■ Problem statement
Quote the listing in full, exactly as given, minus any pictures.

+++ Source material

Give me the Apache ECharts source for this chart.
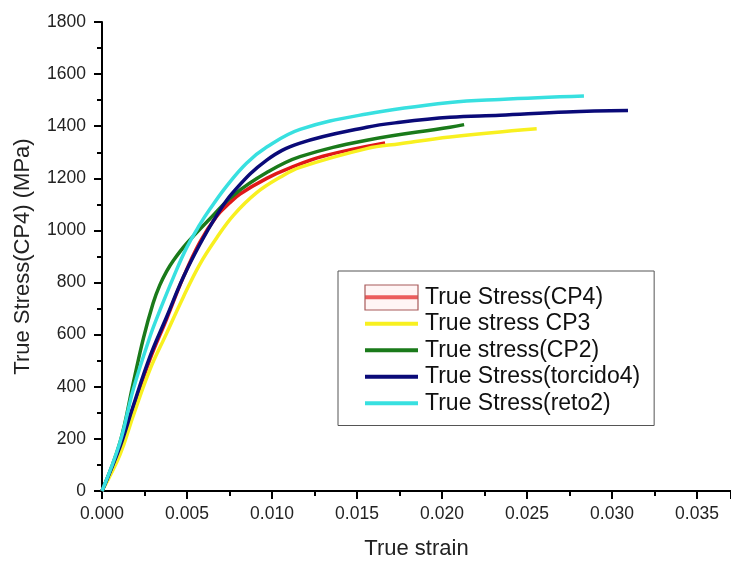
<!DOCTYPE html>
<html>
<head>
<meta charset="utf-8">
<script src="https://cdn.jsdelivr.net/npm/echarts@6/dist/echarts.min.js"></script>
<style>
    html, body { margin: 0; padding: 0; background: #fff; }
    #chart { width: 731px; height: 565px; }
</style>
</head>
<body>
<div id="chart"></div>
<script>
    // [strain, stress MPa]
    const cp4 = [[0, 0], [0.00106, 165], [0.00184, 320], [0.00282, 505], [0.0038, 660], [0.00478, 820],
        [0.00576, 955], [0.00675, 1055], [0.0075, 1105], [0.00812, 1140], [0.00969, 1200], [0.01106, 1240],
        [0.013, 1285], [0.01665, 1336]];
    const cp3 = [[0, 0], [0.00106, 140], [0.00184, 289], [0.00282, 466], [0.0038, 605], [0.00478, 744],
        [0.00576, 871], [0.00675, 972], [0.00773, 1058], [0.0091, 1145], [0.0105, 1205], [0.01165, 1242],
        [0.01557, 1314], [0.01753, 1333], [0.02047, 1359], [0.02557, 1390]];
    const cp2 = [[0, 0], [0.00106, 187], [0.00184, 415], [0.00243, 585], [0.003, 720], [0.0034, 790],
        [0.0038, 843], [0.0042, 885], [0.00498, 950], [0.00635, 1045], [0.00773, 1135], [0.00969, 1222],
        [0.01165, 1283], [0.01557, 1346], [0.02047, 1396], [0.0213, 1406]];
    const torcido4 = [[0, 0], [0.00106, 170], [0.00184, 327], [0.00282, 516], [0.0038, 668], [0.00478, 820],
        [0.00576, 947], [0.00675, 1058], [0.00773, 1148], [0.00969, 1270], [0.01165, 1335], [0.01557, 1396],
        [0.01753, 1415], [0.02047, 1434], [0.02341, 1442], [0.02733, 1455], [0.03094, 1460]];
    const reto2 = [[0, 0], [0.00106, 187], [0.00184, 390], [0.00282, 592], [0.00341, 694], [0.0042, 820],
        [0.00498, 934], [0.00576, 1023], [0.00635, 1082], [0.00733, 1170], [0.00850, 1258], [0.00969, 1320],
        [0.01165, 1388], [0.01557, 1447], [0.02047, 1491], [0.02341, 1503], [0.02835, 1516]];

    const names = ['True Stress(CP4)', 'True stress CP3', 'True stress(CP2)', 'True Stress(torcido4)', 'True Stress(reto2)'];
    const colors = ['#e01818', '#f8f020', '#1a7a1a', '#0a0a78', '#38e0e0'];
    const datasets = [cp4, cp3, cp2, torcido4, reto2];

    const font = 'Liberation Sans, Arial, sans-serif';

    let chart = echarts.init(document.getElementById('chart'));
    chart.setOption({
        animation: false,
        grid: { left: 102, top: 22, right: 0, bottom: 69 },
        legend: {
            orient: 'vertical',
            left: 338,
            top: 271,
            padding: [13, 14, 9, 27],
            borderColor: '#555',
            borderWidth: 1,
            icon: 'rect',
            itemWidth: 53,
            itemHeight: 4,
            itemGap: 0,
            selectedMode: false,
            textStyle: { fontFamily: font, fontSize: 23, color: '#111', lineHeight: 26.5, padding: [0, 0, 0, 2] },
            data: names
        },
        xAxis: [{
            type: 'value',
            min: 0,
            max: 0.037,
            interval: 0.005,
            name: 'True strain',
            nameLocation: 'middle',
            nameGap: 47,
            nameTextStyle: { fontFamily: font, fontSize: 22, color: '#222' },
            axisLine: { onZero: false, lineStyle: { color: '#000', width: 2 } },
            axisTick: { length: 8, lineStyle: { width: 2, color: '#000' } },
            minorTick: { show: true, splitNumber: 2, length: 5, lineStyle: { width: 2, color: '#000' } },
            axisLabel: {
                margin: 14, fontFamily: font, fontSize: 17.5, color: '#222', showMaxLabel: false,
                formatter: v => v.toFixed(3)
            },
            splitLine: { show: false }
        }, {
            type: 'value',
            position: 'top',
            min: 0,
            max: 0.037,
            axisLine: { show: true, lineStyle: { color: '#000', width: 2 } },
            axisTick: { show: false },
            axisLabel: { show: false },
            splitLine: { show: false }
        }],
        yAxis: {
            type: 'value',
            min: 0,
            max: 1800,
            interval: 200,
            name: 'True Stress(CP4) (MPa)',
            nameLocation: 'middle',
            nameGap: 68,
            nameTextStyle: { fontFamily: font, fontSize: 22, color: '#222' },
            axisLine: { show: true, onZero: false, lineStyle: { color: '#000', width: 2 } },
            axisTick: { length: 8, lineStyle: { width: 2, color: '#000' } },
            minorTick: { show: true, splitNumber: 2, length: 5, lineStyle: { width: 2, color: '#000' } },
            axisLabel: { margin: 16, fontFamily: font, fontSize: 17.5, color: '#222', formatter: v => String(v) },
            splitLine: { show: false }
        },
        graphic: [{
            // selection box Origin draws round the first legend entry
            type: 'rect',
            shape: { x: 365, y: 285, width: 53, height: 25 },
            style: { fill: 'rgba(255,225,225,0.35)', stroke: '#a85a5a', lineWidth: 1.2 },
            z: 100
        }],
        series: datasets.map((d, i) => ({
            name: names[i],
            type: 'line',
            data: d,
            smooth: 0.4,
            symbol: 'none',
            color: colors[i],
            lineStyle: { width: 3.5, color: colors[i] }
        }))
    });
</script>
</body>
</html>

++++++

■ Exercise response
Give me the Apache ECharts source for this chart.
<!DOCTYPE html>
<html>
<head>
<meta charset="utf-8">
<script src="https://cdn.jsdelivr.net/npm/echarts@6/dist/echarts.min.js"></script>
<style>
    html, body { margin: 0; padding: 0; background: #fff; }
    #chart { width: 731px; height: 565px; }
</style>
</head>
<body>
<div id="chart"></div>
<script>
    // [strain, stress MPa]
    const cp4 = [[0, 0], [0.00106, 165], [0.00184, 320], [0.00282, 505], [0.0038, 660], [0.00478, 820],
        [0.00576, 955], [0.00675, 1055], [0.0075, 1105], [0.00812, 1140], [0.00969, 1200], [0.01106, 1240],
        [0.013, 1285], [0.01665, 1336]];
    const cp3 = [[0, 0], [0.00106, 140], [0.00184, 289], [0.00282, 466], [0.0038, 605], [0.00478, 744],
        [0.00576, 871], [0.00675, 972], [0.00773, 1058], [0.0091, 1145], [0.0105, 1205], [0.01165, 1242],
        [0.01557, 1314], [0.01753, 1333], [0.02047, 1359], [0.02557, 1390]];
    const cp2 = [[0, 0], [0.00106, 187], [0.00184, 415], [0.00243, 585], [0.003, 720], [0.0034, 790],
        [0.0038, 843], [0.0042, 885], [0.00498, 950], [0.00635, 1045], [0.00773, 1135], [0.00969, 1222],
        [0.01165, 1283], [0.01557, 1346], [0.02047, 1396], [0.0213, 1406]];
    const torcido4 = [[0, 0], [0.00106, 170], [0.00184, 327], [0.00282, 516], [0.0038, 668], [0.00478, 820],
        [0.00576, 947], [0.00675, 1058], [0.00773, 1148], [0.00969, 1270], [0.01165, 1335], [0.01557, 1396],
        [0.01753, 1415], [0.02047, 1434], [0.02341, 1442], [0.02733, 1455], [0.03094, 1460]];
    const reto2 = [[0, 0], [0.00106, 187], [0.00184, 390], [0.00282, 592], [0.00341, 694], [0.0042, 820],
        [0.00498, 934], [0.00576, 1023], [0.00635, 1082], [0.00733, 1170], [0.00850, 1258], [0.00969, 1320],
        [0.01165, 1388], [0.01557, 1447], [0.02047, 1491], [0.02341, 1503], [0.02835, 1516]];

    const names = ['True Stress(CP4)', 'True stress CP3', 'True stress(CP2)', 'True Stress(torcido4)', 'True Stress(reto2)'];
    const colors = ['#e01818', '#f8f020', '#1a7a1a', '#0a0a78', '#38e0e0'];
    const datasets = [cp4, cp3, cp2, torcido4, reto2];

    const font = 'Liberation Sans, Arial, sans-serif';

    let chart = echarts.init(document.getElementById('chart'));
    chart.setOption({
        animation: false,
        grid: { left: 102, top: 22, right: 0, bottom: 69 },
        legend: {
            orient: 'vertical',
            left: 338,
            top: 271,
            padding: [13, 14, 9, 27],
            borderColor: '#555',
            borderWidth: 1,
            icon: 'rect',
            itemWidth: 53,
            itemHeight: 4,
            itemGap: 0,
            selectedMode: false,
            textStyle: { fontFamily: font, fontSize: 23, color: '#111', lineHeight: 26.5, padding: [0, 0, 0, 2] },
            data: names
        },
        xAxis: [{
            type: 'value',
            min: 0,
            max: 0.037,
            interval: 0.005,
            name: 'True strain',
            nameLocation: 'middle',
            nameGap: 47,
            nameTextStyle: { fontFamily: font, fontSize: 22, color: '#222' },
            axisLine: { onZero: false, lineStyle: { color: '#000', width: 2 } },
            axisTick: { length: 8, lineStyle: { width: 2, color: '#000' } },
            minorTick: { show: true, splitNumber: 2, length: 5, lineStyle: { width: 2, color: '#000' } },
            axisLabel: {
                margin: 14, fontFamily: font, fontSize: 17.5, color: '#222', showMaxLabel: false,
                formatter: v => v.toFixed(3)
            },
            splitLine: { show: false }
        }, {
            type: 'value',
            position: 'top',
            min: 0,
            max: 0.037,
            axisLine: { show: true, lineStyle: { color: '#000', width: 2 } },
            axisTick: { show: false },
            axisLabel: { show: false },
            splitLine: { show: false }
        }],
        yAxis: {
            type: 'value',
            min: 0,
            max: 1800,
            interval: 200,
            name: 'True Stress(CP4) (MPa)',
            nameLocation: 'middle',
            nameGap: 68,
            nameTextStyle: { fontFamily: font, fontSize: 22, color: '#222' },
            axisLine: { show: true, onZero: false, lineStyle: { color: '#000', width: 2 } },
            axisTick: { length: 8, lineStyle: { width: 2, color: '#000' } },
            minorTick: { show: true, splitNumber: 2, length: 5, lineStyle: { width: 2, color: '#000' } },
            axisLabel: { margin: 16, fontFamily: font, fontSize: 17.5, color: '#222', formatter: v => String(v) },
            splitLine: { show: false }
        },
        graphic: [{
            // selection box Origin draws round the first legend entry
            type: 'rect',
            shape: { x: 365, y: 285, width: 53, height: 25 },
            style: { fill: 'rgba(255,225,225,0.35)', stroke: '#a85a5a', lineWidth: 1.2 },
            z: 100
        }],
        series: datasets.map((d, i) => ({
            name: names[i],
            type: 'line',
            data: d,
            smooth: 0.4,
            symbol: 'none',
            color: colors[i],
            lineStyle: { width: 3.5, color: colors[i] }
        }))
    });
</script>
</body>
</html>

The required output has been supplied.